Mobiliser tous les acteurs
C’est pour toutes ces raisons que le FFAS a répondu à la demande des pouvoirs publics d’assumer la mise en œuvre opérationnelle du projet d’évaluation qu’ils ont lancé. Comment agir concrètement dans le domaine de l’alimentation ? L’Etat peut-il tout financer ? Chacun sait que non et c’est pourquoi le FFAS fait appel à la fois à des fonds publics et privés, ces derniers venant non seulement des professionnels de l’agroalimentaire et de la distribution mais aussi d’institutions de prévoyance. Mobiliser ainsi tous les acteurs sur des sujets d’intérêt général, est-ce un mal ? Qui peut raisonnablement le soutenir ? Peut-on, d’autre part, dans un domaine comme l’alimentation, réfléchir et agir seul ? Le progrès de la connaissance ne nait-il pas de l’expertise collective qui puise sa force dans les débats et la confrontation ? Comment agir sur les acteurs sans leur parler ? Y a-t-il en matière de science un monopole qui détiendrait seul le savoir ? Non, la connaissance est plurielle. Ce qu’il faut, c’est mobiliser tous les acteurs.
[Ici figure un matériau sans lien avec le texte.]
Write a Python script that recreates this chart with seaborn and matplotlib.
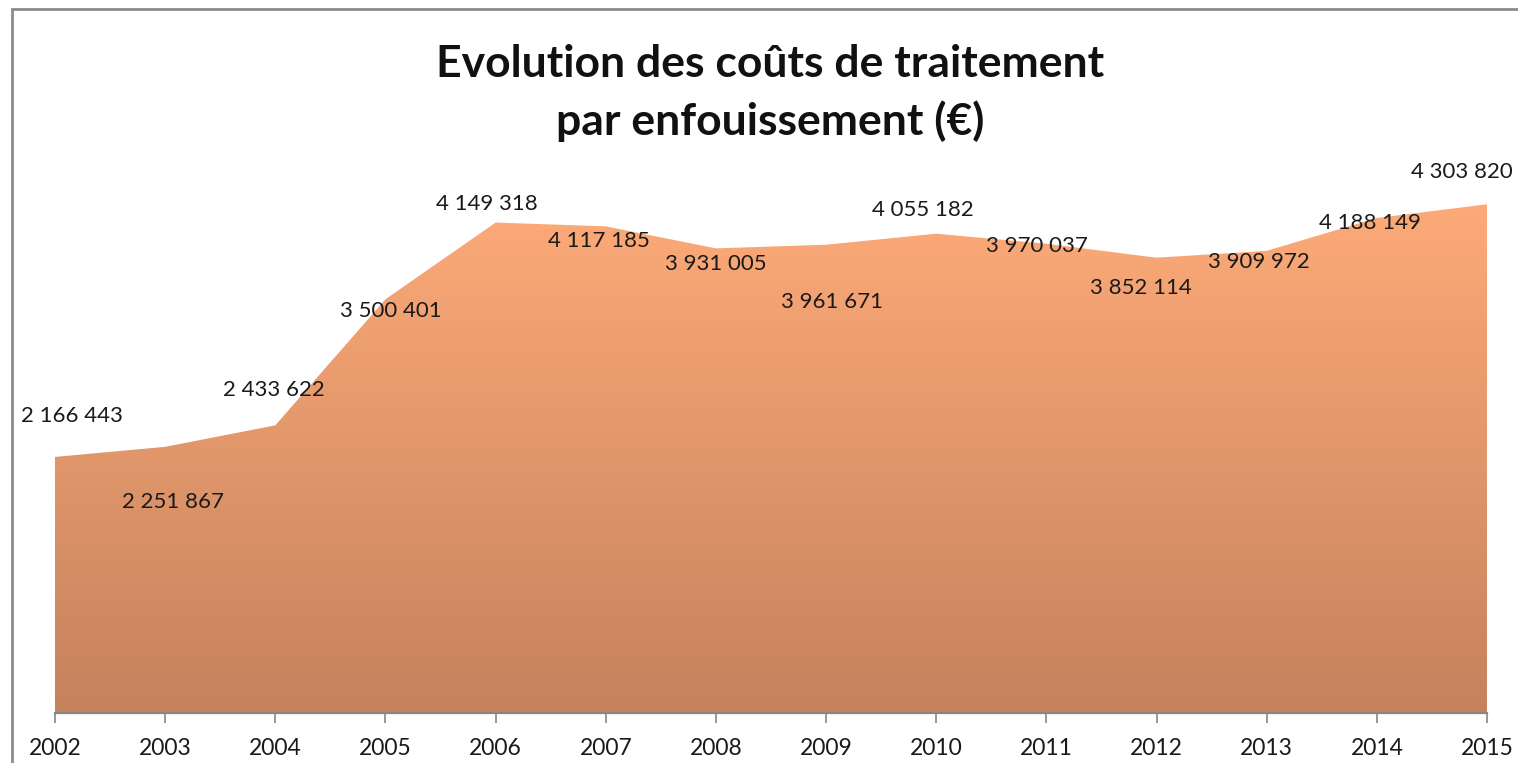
import numpy as np
import matplotlib.pyplot as plt
import seaborn as sns
from matplotlib.colors import LinearSegmentedColormap
from matplotlib.patches import Rectangle

years = [2002, 2003, 2004, 2005, 2006, 2007, 2008, 2009, 2010, 2011, 2012, 2013, 2014, 2015]
costs = [2166443, 2251867, 2433622, 3500401, 4149318, 4117185, 3931005, 3961671,
         4055182, 3970037, 3852114, 3909972, 4188149, 4303820]
# label offsets in pixels (dx, dy) relative to each point, as laid out in the original
label_dx = [17, 8, -1, 5, -9, -7, 0, 6, -13, -9, -16, -8, -7, -25]
label_dy = [41, -55, 35, -12, 19, -15, -16, -57, 24, -2, -30, -11, -5, 32]

sns.set_style("white")
plt.rcParams['font.family'] = ['Lato', 'DejaVu Sans']

W, H = 1518, 763
fig = plt.figure(figsize=(W / 100, H / 100), dpi=100)
ax = fig.add_axes([55 / W, 1 - 713 / H, (1487 - 55) / W, (713 - 122) / H])

sns.lineplot(x=years, y=costs, ax=ax, color='#FDAA78', linewidth=0)
poly = ax.fill_between(years, 0, costs, color='none', linewidth=0)

# vertical gradient, light orange at top to brown at bottom
cmap = LinearSegmentedColormap.from_list('grad', ['#C5825D', '#FDAA78'])
grad = np.linspace(0, 1, 256).reshape(-1, 1)
img = ax.imshow(grad, cmap=cmap, aspect='auto', origin='lower',
                extent=[2002, 2015, 0, 4303820], zorder=1)
img.set_clip_path(poly.get_paths()[0], transform=ax.transData)

ax.set_xlim(2002, 2015)
ax.set_ylim(0, 5000000)
ax.set_xticks(years)
ax.set_xticklabels([str(y) for y in years], fontsize=16.5, color='#1a1a1a')
ax.set_yticks([])
for s in ['top', 'right', 'left']:
    ax.spines[s].set_visible(False)
ax.spines['bottom'].set_color('#868686')
ax.spines['bottom'].set_linewidth(1.6)
ax.tick_params(axis='x', direction='out', length=7, width=1.2, color='#868686', pad=11, bottom=True)

for x, y, dx, dy in zip(years, costs, label_dx, label_dy):
    txt = f"{y:,}".replace(',', ' ')
    ax.annotate(txt, (x, y), xytext=(dx * 0.72, dy * 0.72), textcoords='offset points',
                ha='center', va='center', fontsize=16, color='#1a1a1a', annotation_clip=False)

fig.text(770 / W, 1 - 93 / H, "Evolution des coûts de traitement\npar enfouissement (€)",
         ha='center', va='center', fontsize=32, fontweight='bold', linespacing=1.45,
         color='#111111')

fig.patches.append(Rectangle((11.5 / W, -0.1), 1.2, 1 - 9.5 / H + 0.1, transform=fig.transFigure,
                             fill=False, edgecolor='#8C8C8C', linewidth=2))

fig.savefig('out.png', dpi=100)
Participer à des réflexions et toujours à titre bénévole, comme c’est le cas dans les groupes de travail thématiques du FFAS, ce n’est pas se mettre potentiellement en situation de conflits d’intérêt mais consacrer de son temps, avec générosité et engagement, à des questions d’intérêt général. Identifier les compétences, organiser l’échange, faciliter les partages d’expérience, c’est tout le contraire de la compromission.
Enfin, dans le cas de l’étiquetage nutritionnel, que les pouvoirs publics ne pourront, en vertu des textes européens et de la loi santé de janvier 2016, que recommander, comment faire prévaloir un logo sans convaincre par des preuves expérimentales ? Cette méthode d’évaluation innovante gagnerait d’ailleurs à être appliquée à d’autres politiques qui visent à influencer les comportements. Il faut progresser en matière d’alimentation et de nutrition, décloisonner, adapter l’action à la réalité, confronter les univers de la connaissance. Tous les responsables publics et ceux qui, comme le FFAS, ont une mission d’intérêt général, doivent coopérer. Les enjeux sont considérables. Ce qui fédère est positif. C’est la condition de la réussite. C’est notre combat.